Venti anni fa la notte tra l’11 e il 12 aprile fu per i torinesi una notte interminabile. Un corto circuito elettrico causò un incendio al Duomo che distrusse quasi interamente la Cupola di Guarino Guarini, nella quale era custodita la Sacra Sindone, fortunatamente scampata alle fiamme. Dopo vent’anni, mentre si attende l’oramai imminente fine dei lavori di restauro, il ricordo di quella notte nelle parole di alcune persone, che vissero da vicino quei momenti, e’ ancora vivo. “All’epoca vivevo vicino al Duomo – racconta Gian Maria Zaccone, direttore del Centro internazionale di Sindonologia – e mi accorsi subito che stava accadendo qualcosa. Cosi’ usci’ di casa e andai verso via XX Settembre. Quando notai le fiamme, parlai subito con il generale dei carabinieri, gli spiegai che conoscevo bene l’interno della chiesa e, soprattutto, dove e in che modo era custodita la Sindone”.
Il Sacro lino, conservato in una cassa posta all’interno di una teca costruita in metallo e grosse lastre di vetro, per via di alcuni lavori di restauro, era stato spostato dall’altare del Bertola in una posizione che si trovava proprio sotto la cupola in fiamme, dietro l’altare maggiore. “Quella notte insieme a me c’era Bruno Barberis, attuale coordinatore del Comitato scientifico del Centro di Sindologia – ricorda Zaccone -. Insieme ad alcuni vigili del fuoco, decidemmo di entrare nel Duomo, dirigendoci subito verso la Sindone. Temevamo che il calore, ma soprattutto l’acqua degli idranti utilizzati per spegnere le fiamme, potesse raggiungere la teca e danneggiare la reliquia. Anche perche’, dopo l’incendio del 1532, alcune suore avevano ricucito la Sindone, gravemente danneggiata dal rogo, con delle toppe poste sopra un tessuto di rinforzo. E tra le due parti vi era molta polvere nera che, se fosse venuta a contatto con l’acqua, avrebbe macchiato il Sacro lino”.

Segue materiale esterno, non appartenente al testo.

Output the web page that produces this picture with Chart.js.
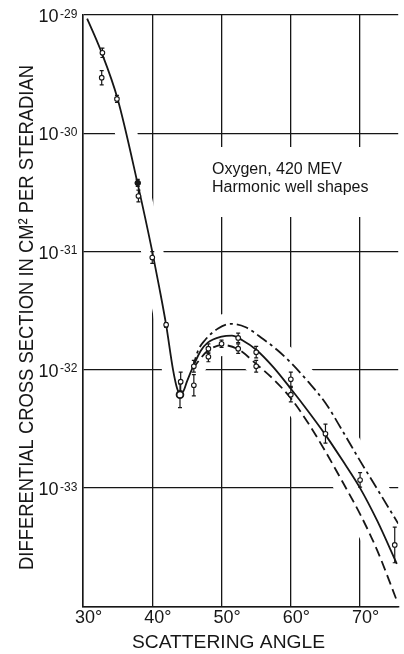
<!DOCTYPE html>
<html><head><meta charset="utf-8">
<script src="https://cdn.jsdelivr.net/npm/chart.js@4.4.1/dist/chart.umd.min.js"></script>
<style>html,body{margin:0;padding:0;background:#fff;}canvas{display:block;}</style>
</head><body>
<canvas id="c" width="404" height="654"></canvas>
<script>
// ---------------- data ----------------
const xTickValues = [30, 40, 50, 60, 70];
const xTickLabels = ['30°', '40°', '50°', '60°', '70°'];
const yTickExponents = [-29, -30, -31, -32, -33];
const yGridValues = [1e-34, 1e-33, 1e-32, 1e-31, 1e-30, 1e-29];

const xTitle = 'SCATTERING ANGLE';
const yTitle = 'DIFFERENTIAL CROSS SECTION IN CM² PER STERADIAN';
const noteLines = ['Oxygen, 420 MEV', 'Harmonic well shapes'];

// solid curve
const solidAngle = [30.6, 32.5, 35.0, 37.9, 40.0, 41.0, 42.0, 43.0, 43.6, 44.0, 44.5, 45.0, 46.0, 47.0, 48.0, 50.0, 51.5, 53.0, 55.0, 57.5, 60.0, 62.5, 65.0, 67.5, 70.0, 72.5, 75.3];
const solidValue = [9.33e-30, 5.13e-30, 1.95e-30, 3.72e-31, 1.0e-31, 5.01e-32, 2.40e-32, 1.0e-32, 6.92e-33, 6.31e-33, 6.61e-33, 7.94e-33, 1.10e-32, 1.45e-32, 1.70e-32, 1.91e-32, 1.95e-32, 1.78e-32, 1.48e-32, 1.05e-32, 6.92e-33, 4.47e-33, 2.82e-33, 1.70e-33, 1.0e-33, 5.25e-34, 2.29e-34];

// dash-dot curve (upper)
const dashDotAngle = [45.8, 46.6, 47.6, 49.5, 51.3, 53.5, 56.0, 58.0, 60.0, 62.5, 65.0, 67.5, 70.0, 72.5, 75.5];
const dashDotValue = [1.02e-32, 1.45e-32, 1.78e-32, 2.24e-32, 2.45e-32, 2.29e-32, 1.82e-32, 1.48e-32, 1.15e-32, 7.94e-33, 5.25e-33, 3.02e-33, 1.70e-33, 9.77e-34, 5.01e-34];

// dashed curve (lower)
const dashedAngle = [45.8, 46.6, 48.0, 50.2, 52.5, 55.0, 57.5, 60.0, 62.5, 65.0, 67.5, 70.0, 72.5, 75.3];
const dashedValue = [1.02e-32, 1.17e-32, 1.45e-32, 1.62e-32, 1.48e-32, 1.12e-32, 8.32e-33, 5.75e-33, 3.55e-33, 2.04e-33, 1.12e-33, 6.03e-34, 2.95e-34, 1.12e-34];

// measured points (open circles) with error limits
const measAngle = [32.8, 32.7, 34.9, 38.0, 40.0, 42.0, 44.1, 46.0, 46.0, 48.1, 48.1, 50.0, 52.4, 52.4, 55.0, 55.0, 60.0, 60.0, 65.0, 70.0, 75.0];
const measValue = [4.79e-30, 2.95e-30, 1.95e-30, 2.95e-31, 8.91e-32, 2.40e-32, 7.94e-33, 7.41e-33, 1.07e-32, 1.51e-32, 1.29e-32, 1.66e-32, 1.86e-32, 1.51e-32, 1.41e-32, 1.07e-32, 8.32e-33, 6.17e-33, 2.88e-33, 1.17e-33, 3.31e-34];
const measLow   = [4.37e-30, 2.57e-30, 1.82e-30, 2.63e-31, 7.94e-32, 2.29e-32, 6.61e-33, 6.03e-33, 9.55e-33, 1.38e-32, 1.17e-32, 1.55e-32, 1.70e-32, 1.38e-32, 1.26e-32, 9.55e-33, 7.24e-33, 5.37e-33, 2.40e-33, 1.02e-33, 2.34e-34];
const measHigh  = [5.25e-30, 3.39e-30, 2.09e-30, 3.31e-31, 1.00e-31, 2.51e-32, 9.55e-33, 9.12e-33, 1.20e-32, 1.66e-32, 1.41e-32, 1.78e-32, 2.04e-32, 1.66e-32, 1.58e-32, 1.20e-32, 9.55e-33, 7.08e-33, 3.47e-33, 1.35e-33, 4.68e-34];

// filled point
const filledAngle = [37.9];
const filledValue = [3.80e-31];
const filledLow = [3.55e-31];
const filledHigh = [4.07e-31];

// large circle at the minimum
const minAngle = [44.0];
const minValue = [6.17e-33];
const minLow = [4.79e-33];
const minHigh = [7.59e-33];

// ---------------- chart ----------------
const FONT = '"Liberation Sans", Arial, sans-serif';
const INK = '#161616';
const pts = (xs, ys) => xs.map((x, i) => ({x: x, y: ys[i]}));

const errorGroups = [
  [measAngle, measLow, measHigh],
  [filledAngle, filledLow, filledHigh],
  [minAngle, minLow, minHigh]
];

const decor = {
  id: 'decor',
  beforeDatasetsDraw(chart) {
    const {ctx, chartArea: a, scales} = chart;
    const xs = scales.x, ys = scales.y;
    ctx.save();
    // white space behind the annotation
    ctx.fillStyle = '#fff';
    ctx.fillRect(205, 147, 170, 70);
    // white halo around the curves (grid lines are interrupted there)
    ctx.beginPath();
    ctx.rect(a.left + 2, a.top + 2, a.right - a.left - 4, a.bottom - a.top - 4);
    ctx.clip();
    ctx.strokeStyle = '#fff';
    ctx.lineWidth = 22;
    ctx.lineJoin = 'round';
    ctx.setLineDash([]);
    chart.data.datasets.forEach((ds, i) => {
      if (ds.type !== 'line') return;
      const meta = chart.getDatasetMeta(i);
      ctx.beginPath();
      meta.dataset.path(ctx);
      ctx.stroke();
    });
    ctx.restore();
    // error bars
    ctx.save();
    ctx.strokeStyle = INK;
    ctx.lineWidth = 1.2;
    errorGroups.forEach(([ax, lo, hi]) => {
      ax.forEach((x, i) => {
        const px = xs.getPixelForValue(x);
        const y1 = ys.getPixelForValue(lo[i]);
        const y2 = ys.getPixelForValue(hi[i]);
        ctx.beginPath();
        ctx.moveTo(px, y1); ctx.lineTo(px, y2);
        ctx.moveTo(px - 2, y1); ctx.lineTo(px + 2, y1);
        ctx.moveTo(px - 2, y2); ctx.lineTo(px + 2, y2);
        ctx.stroke();
      });
    });
    ctx.restore();
  },
  afterDraw(chart) {
    const {ctx, scales} = chart;
    const ys = scales.y;
    ctx.save();
    ctx.fillStyle = INK;
    // y tick labels 10^n
    yTickExponents.forEach(e => {
      const T = ys.getPixelForValue(Math.pow(10, e));
      ctx.font = '18px ' + FONT;
      ctx.textAlign = 'right';
      ctx.textBaseline = 'alphabetic';
      ctx.fillText('10', 58.5, T + 7);
      ctx.font = '12px ' + FONT;
      ctx.textAlign = 'left';
      ctx.fillText(String(e), 60, T + 2.5);
    });
    // annotation
    ctx.font = '16px ' + FONT;
    ctx.textAlign = 'left';
    ctx.fillText(noteLines[0], 212, 173.5);
    ctx.fillText(noteLines[1], 212, 192);
    // x title (fitted to width)
    ctx.font = '18px ' + FONT;
    ctx.textAlign = 'center';
    let w = ctx.measureText(xTitle).width;
    ctx.save();
    ctx.translate(228.5, 648.3);
    ctx.scale(193 / w, 1);
    ctx.fillText(xTitle, 0, 0);
    ctx.restore();
    // y title (rotated, fitted to length)
    ctx.font = '21px ' + FONT;
    w = ctx.measureText(yTitle).width;
    ctx.save();
    ctx.translate(33, 317.5);
    ctx.rotate(-Math.PI / 2);
    ctx.scale(505 / w, 1);
    ctx.fillText(yTitle, 0, 0);
    ctx.restore();
    ctx.restore();
  }
};

new Chart(document.getElementById('c'), {
  type: 'scatter',
  data: {
    datasets: [
      { type: 'scatter', data: pts(measAngle, measValue), pointRadius: 2.3, pointBorderWidth: 1.1,
        pointBackgroundColor: '#fff', pointBorderColor: INK },
      { type: 'scatter', data: pts(filledAngle, filledValue), pointRadius: 2.8, pointBorderWidth: 1,
        pointBackgroundColor: INK, pointBorderColor: INK },
      { type: 'scatter', data: pts(minAngle, minValue), pointRadius: 3.4, pointBorderWidth: 1.8,
        pointBackgroundColor: '#fff', pointBorderColor: INK },
      { type: 'line', data: pts(solidAngle, solidValue), borderColor: INK, borderWidth: 1.8,
        pointRadius: 0, cubicInterpolationMode: 'monotone', fill: false },
      { type: 'line', data: pts(dashDotAngle, dashDotValue), borderColor: INK, borderWidth: 1.8,
        borderDash: [12, 4, 3, 4], pointRadius: 0, cubicInterpolationMode: 'monotone', fill: false },
      { type: 'line', data: pts(dashedAngle, dashedValue), borderColor: INK, borderWidth: 1.8,
        borderDash: [10, 5], pointRadius: 0, cubicInterpolationMode: 'monotone', fill: false }
    ]
  },
  options: {
    responsive: false,
    animation: false,
    devicePixelRatio: 1,
    layout: { padding: { left: 83, top: 15, right: 1, bottom: 24 } },
    plugins: { legend: { display: false }, tooltip: { enabled: false } },
    scales: {
      x: {
        type: 'linear', min: 30, max: 75.5,
        afterBuildTicks: s => { s.ticks = xTickValues.map(v => ({value: v})); },
        ticks: { callback: (v, i) => xTickLabels[i], font: { size: 18, family: FONT }, color: INK,
                 padding: 1, labelOffset: 5.5, maxRotation: 0, autoSkip: false },
        grid: { color: INK, lineWidth: 1.3, drawTicks: false },
        border: { color: INK, width: 1.5 }
      },
      y: {
        type: 'logarithmic', min: 1e-34, max: 1e-29,
        afterBuildTicks: s => { s.ticks = yGridValues.map(v => ({value: v})); },
        ticks: { display: false },
        grid: { color: INK, lineWidth: 1.3, drawTicks: false },
        border: { color: INK, width: 1.5 }
      }
    }
  },
  plugins: [decor]
});
</script>
</body></html>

Zaccone e Barberis comunicarono ai vigili del fuoco che l’unico modo per asportare la cassetta era spaccare i due strati di vetro che la proteggevano. Si utilizzarono delle mazze, facendo molta attenzione a non danneggiare la reliquia. “Mentre i vigili colpivano le lastre – ricorda ancora Zaccone – ho alzato lo sguardo verso la Cupola e ho visto delle fiamme terribili. Fortunatamente il fuoco andava verso l’alto e non verso il basso, dove ci trovavamo noi”. Colpendo a turno la teca, i vigili riuscirono finalmente a rompere il vetro ed estrarre la cassetta. Una macchina della polizia trasporto’ la Sindone nella sede dell’Arcivescovado, poco distante dal Duomo. “Dovevamo subito aprire la cassetta – spiega Zaccone – e accertare che non vi fosse dell’acqua. La portammo al primo piano, nella sala in cui sono raffigurati tutti gli arcivescovi di Torino, ricordo ancora la commozione del momento. In presenza dell’arcivescovo Giovanni Saldarini aprimmo la cassa e toccammo l’involto di seta che protegge la Sindone. Per fortuna non era umido e anche i sigilli in ceralacca erano intatti. La cassetta fu richiusa per poi essere aperta due giorni dopo, quando fu accertato che la Sindone non aveva subito nessun danno”.
La mattina seguente all’incendio giunse a Torino monsignor Giuseppe Ghiberti, all’epoca dei fatti delegato episcopale per la custodia della Sindone. Nella notte del rogo si trovava a Roma e qualche ora prima del disastro, era stato accolto da papa Giovanni Paolo II in Vaticano. “Gli dissi – afferma – che ero il responsabile dell’organizzazione dell’ostensione della Sindone e lui mi sorrise. Credo che la sua benedizione sia servita a salvare il Sacro lino. La mattina dopo arrivai a Torino, ma non sapevo ancora nulla perche’ i giornali che trovai sull’aereo erano andati in stampa prima che divampasse l’incendio. Appena giunto in citta’ mi avvisarono e mi recai subito in Arcivescovado, dove la reliquia era ancora intatta. Pregai Dio e lo ringraziai insieme alle altre persone presenti. L’anno successivo, nel 1998, l’ostensione fu emozionante, cosi come quella, indimenticabile del 2000, l’anno del Giubileo”.